Following its historical high-water mark during the five-month conventional siege of Marawi City in 2017, ISEA has faced relentless, multi-year decapitation campaigns by the Armed Forces of the Philippines (AFP). The neutralization of successive emirs,ranging from its initial leader Isnilon Hapilon to its later administrative chiefs, Owaida Marohombsar (Abu Dar) and Jer Mimbantas (Abu Zacharia, killed in June 2023),effectively shattered the group’s centralized operational cohesion. Through 2025 and into mid-2026, despite claims by regional commands that the threat had been completely dismantled, ISEA has adopted a strict subterranean posture in the marshlands and dense island jungles of the Bangsamoro Autonomous Region in Muslim Mindanao (BARMM). They focus on low-overhead asymmetric survival while waiting for institutional lapses in state counter-insurgency pressure.
Leadership & Command Structure
- Command Element: Directed by a designated regional emir,historically descending from figures like Isnilon Hapilon and Hatib Hajan Sawadjaan,who coordinates a fluid council composed of individual faction leaders from the Abu Sayyaf Group (ASG), Maute Group splinters, and Bangsamoro Islamic Freedom Fighters (BIFF).

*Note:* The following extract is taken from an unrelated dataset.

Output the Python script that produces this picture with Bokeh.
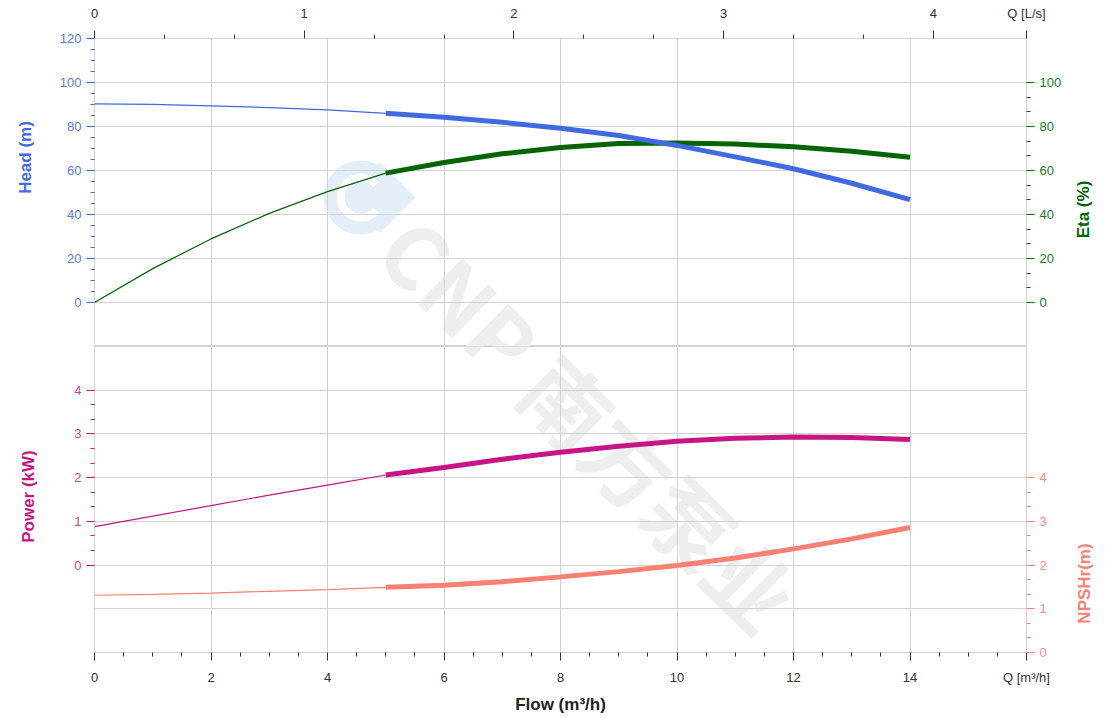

- Leadership Doctrine: Employs a highly decentralized, factional command model. While swearing formal allegiance to the global IS core, local leadership dynamics are heavily influenced by traditional Moro clan structures, kinship ties, and localized maritime alliance frameworks.
- Regional Management: Operationally distributed across the autonomous zones of the Mindanao region, with distinct sub-commands managing territorial enclaves across the Sulu Archipelago (Sulu, Basilan, Tawi-Tawi) and the marshlands of central Mindanao.
Regional Center-of-Gravity (Historical Focus)
- Primary Growth Theater: The southern Philippines, specifically leveraging the archipelagic geography, historical separatist grievances, and weak federal governance grids of Mindanao.
- Operational Hub: The dense, volcanic jungle interiors of Basilan and Jolo islands, alongside the complex, waterlogged terrain of the Liguasan Marsh in Maguindanao. These sectors provide excellent defensive sanctuaries against heavy armor and conventional artillery.
- Strategic Isolation: Moderately Low. Avoids total isolation by exploiting the tri-border maritime zone connecting the southern Philippines, Sabah (Malaysia), and North Kalimantan (Indonesia) to move foreign fighters, logistical supplies, and financial assets.
Intelligence Behavioral Matrix (TRAP-18/VERA-2R)
- Volatility Index: Volatile / High Lethality. Maintains a dangerous, highly opportunistic tactical profile focused on high-impact asymmetric strikes and urban disruption.
- High-Risk Indicators: Proven capacity to orchestrate complex, multi-stage suicide bombings targeting civilian infrastructure and religious sites; deployment of sophisticated maritime piracy and kidnapping-for-ransom campaigns; expert utilization of commercial drones for tactical surveillance; and persistent execution of jungle ambush maneuvers against Armed Forces of the Philippines (AFP) units.